His sister's governess had a different story. The sandman was a threatening monster who threw sand into the eyes of children who would not go to bed so that their eyes bled and sprang out of their sockets. The letter recounts how Nathanael became obsessed with fears of the sandman. One night, when he was 10 years old, he hid in his father's study and waited for the sandman to come. The person who came, and who therefore had to be the sandman, was the fearsome but familiar lawyer Coppelius, who used to come to lunch. Nathanael saw the men doing frightening things, performing alchemy experiments, in fact, but when Nathanael was discovered, Coppelius threatened to put out his eyes with burning coals. For several weeks afterward Nathanael had had a fever. On the last night of the experiments, undertaken against the wishes of Nathanael's mother, there was an explosion that killed his father. The letter ends by saying that the barometer peddler was none other than Coppelius, now known as Giuseppe Coppola.

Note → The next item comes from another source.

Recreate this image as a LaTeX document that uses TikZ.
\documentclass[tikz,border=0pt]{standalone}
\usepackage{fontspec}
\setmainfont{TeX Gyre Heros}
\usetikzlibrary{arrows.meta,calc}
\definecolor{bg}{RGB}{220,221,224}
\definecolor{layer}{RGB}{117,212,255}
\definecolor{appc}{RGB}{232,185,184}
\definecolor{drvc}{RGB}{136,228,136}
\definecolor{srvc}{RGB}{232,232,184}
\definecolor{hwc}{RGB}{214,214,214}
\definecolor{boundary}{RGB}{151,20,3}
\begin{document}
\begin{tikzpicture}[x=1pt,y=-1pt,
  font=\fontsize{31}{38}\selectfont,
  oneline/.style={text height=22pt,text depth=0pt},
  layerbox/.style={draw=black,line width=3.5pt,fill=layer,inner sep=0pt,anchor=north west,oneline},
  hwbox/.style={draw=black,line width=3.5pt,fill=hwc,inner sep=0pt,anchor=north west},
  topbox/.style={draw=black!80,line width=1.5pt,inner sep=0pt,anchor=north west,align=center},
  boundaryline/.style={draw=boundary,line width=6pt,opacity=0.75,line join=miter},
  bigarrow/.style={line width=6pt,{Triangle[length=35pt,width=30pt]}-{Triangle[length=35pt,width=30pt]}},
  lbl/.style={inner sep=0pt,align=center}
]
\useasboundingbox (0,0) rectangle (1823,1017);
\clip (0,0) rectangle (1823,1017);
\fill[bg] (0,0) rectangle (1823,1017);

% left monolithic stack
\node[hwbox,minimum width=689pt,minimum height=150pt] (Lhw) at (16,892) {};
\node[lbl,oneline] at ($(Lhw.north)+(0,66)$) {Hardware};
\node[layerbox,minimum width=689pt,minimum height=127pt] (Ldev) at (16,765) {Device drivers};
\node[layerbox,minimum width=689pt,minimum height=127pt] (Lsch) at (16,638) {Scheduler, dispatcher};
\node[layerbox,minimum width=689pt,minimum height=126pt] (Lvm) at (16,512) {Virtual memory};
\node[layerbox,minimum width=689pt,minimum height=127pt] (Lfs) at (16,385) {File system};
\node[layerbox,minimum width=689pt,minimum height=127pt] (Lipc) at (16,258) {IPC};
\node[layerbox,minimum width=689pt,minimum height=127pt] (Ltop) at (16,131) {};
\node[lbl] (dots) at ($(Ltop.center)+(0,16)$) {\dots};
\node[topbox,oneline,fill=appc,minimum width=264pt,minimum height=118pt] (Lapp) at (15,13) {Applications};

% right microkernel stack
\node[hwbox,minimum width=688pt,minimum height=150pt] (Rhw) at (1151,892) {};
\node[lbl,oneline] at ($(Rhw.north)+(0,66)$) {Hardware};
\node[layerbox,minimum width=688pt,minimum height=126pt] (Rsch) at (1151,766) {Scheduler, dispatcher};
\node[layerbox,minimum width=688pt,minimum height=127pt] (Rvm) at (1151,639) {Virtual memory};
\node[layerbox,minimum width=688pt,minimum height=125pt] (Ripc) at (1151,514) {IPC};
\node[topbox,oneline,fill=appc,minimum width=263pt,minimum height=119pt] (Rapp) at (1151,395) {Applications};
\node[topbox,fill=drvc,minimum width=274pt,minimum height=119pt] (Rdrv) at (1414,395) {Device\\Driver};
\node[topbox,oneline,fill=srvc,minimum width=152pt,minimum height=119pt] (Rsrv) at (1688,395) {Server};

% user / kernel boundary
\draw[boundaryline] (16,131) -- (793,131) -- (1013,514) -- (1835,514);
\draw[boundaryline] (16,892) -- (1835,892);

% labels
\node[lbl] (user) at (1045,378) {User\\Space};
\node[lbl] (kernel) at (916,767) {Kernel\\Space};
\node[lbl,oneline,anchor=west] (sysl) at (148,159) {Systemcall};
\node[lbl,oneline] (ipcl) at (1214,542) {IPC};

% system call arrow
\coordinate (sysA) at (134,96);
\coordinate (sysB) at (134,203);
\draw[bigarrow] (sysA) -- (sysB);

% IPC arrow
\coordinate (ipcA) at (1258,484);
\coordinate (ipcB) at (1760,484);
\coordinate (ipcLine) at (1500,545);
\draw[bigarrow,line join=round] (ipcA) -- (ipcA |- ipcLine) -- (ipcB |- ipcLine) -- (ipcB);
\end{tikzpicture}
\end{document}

Clara's letter contains a perfectly normal explanation of Nathanael's childhood fears, that he confused the frightening old man with the fairy-tale monster, and although she does not use the terminology, she suggests that Nathanael was projecting his insecurity onto external objects. She and Lothar do not believe in the powers of darkness. In the third letter Nathanael reproaches Lothar for having allowed Clara to see his letter. Coppola has turned out not to be Coppelius. The new professor of physics, Spalanzani, has long known Coppola, and he vouches for the fact that Coppola is Italian, whereas Coppelius had been German. Spalanzani is a good-looking man, and he has a beautiful daughter, Olimpia, whom Nathanael has seen.
These letters cover more than a third of the text. After the letters, which are not introduced, Hoffmann switches to a first-person narrator, a friend of Nathanael's. He addresses the reader directly, but he is himself in turmoil about how to understand what has happened and whether or not to recount it. The narrator tells the reader that, not having known how to begin, he has simply reproduced the three letters without introduction or comment. Hoffmann, of course, has ensured that the first letter contains enough information for the reader to know roughly who is writing to whom and who Clara is. The narrator now tells us that he is going to get on with the story, and he fills us in. Lothar and Clara were distant relatives and orphans who had been brought up by Nathanael's mother. The engagement of Clara and Nathanael was not only reasonable but also desirable. Before he goes on, however, the narrator says that he wants to tell us about Clara, who is the opposite of Nathanael—innocent, fun loving, unafraid, sensitive and kindly, and statuesque although not pretty.
A gap occurs in the paragraph layout after the letters, and another occurs two-thirds of the way through the story. In the second part Nathanael pushes Clara from him, saying, "You lifeless, damned automaton," and Clara stops Nathanael and Lothar from fighting a duel over the incident. Nathanael goes back to his university to find his room burned out from a fire that had broken out at the chemist's downstairs.
Some of the paragraphs of the final section are immensely long. Nathanael, we are told, bought a small pocket telescope from Coppola, thought he heard a "death sigh," looked at Olimpia through the telescope, and fell in love with her, much encouraged by her father. Olimpia played the piano at a concert before a ball but behaved strangely and unresponsively as Nathanael made his declaration. She could only sigh. Others, too, found her lifeless, and she behaved more and more oddly. One day Nathanael, who had become totally obsessed with Olimpia, found her father and Coppola packing her up, disputing the relative importance of their roles in her creation. She was a lifeless doll animated by alchemy. When Nathanael discovered this, he returned to Clara. They were admiring the view from a mountain when Nathanael went mad and tried to throw Clara over the parapet. Lothar heard screams and saved her. Nathanael heard Coppelius beckoning him from below to jump, and he leaped to his death. The narrator tells us that Clara got over it all and married and that she would not have been happy with Nathanael anyway.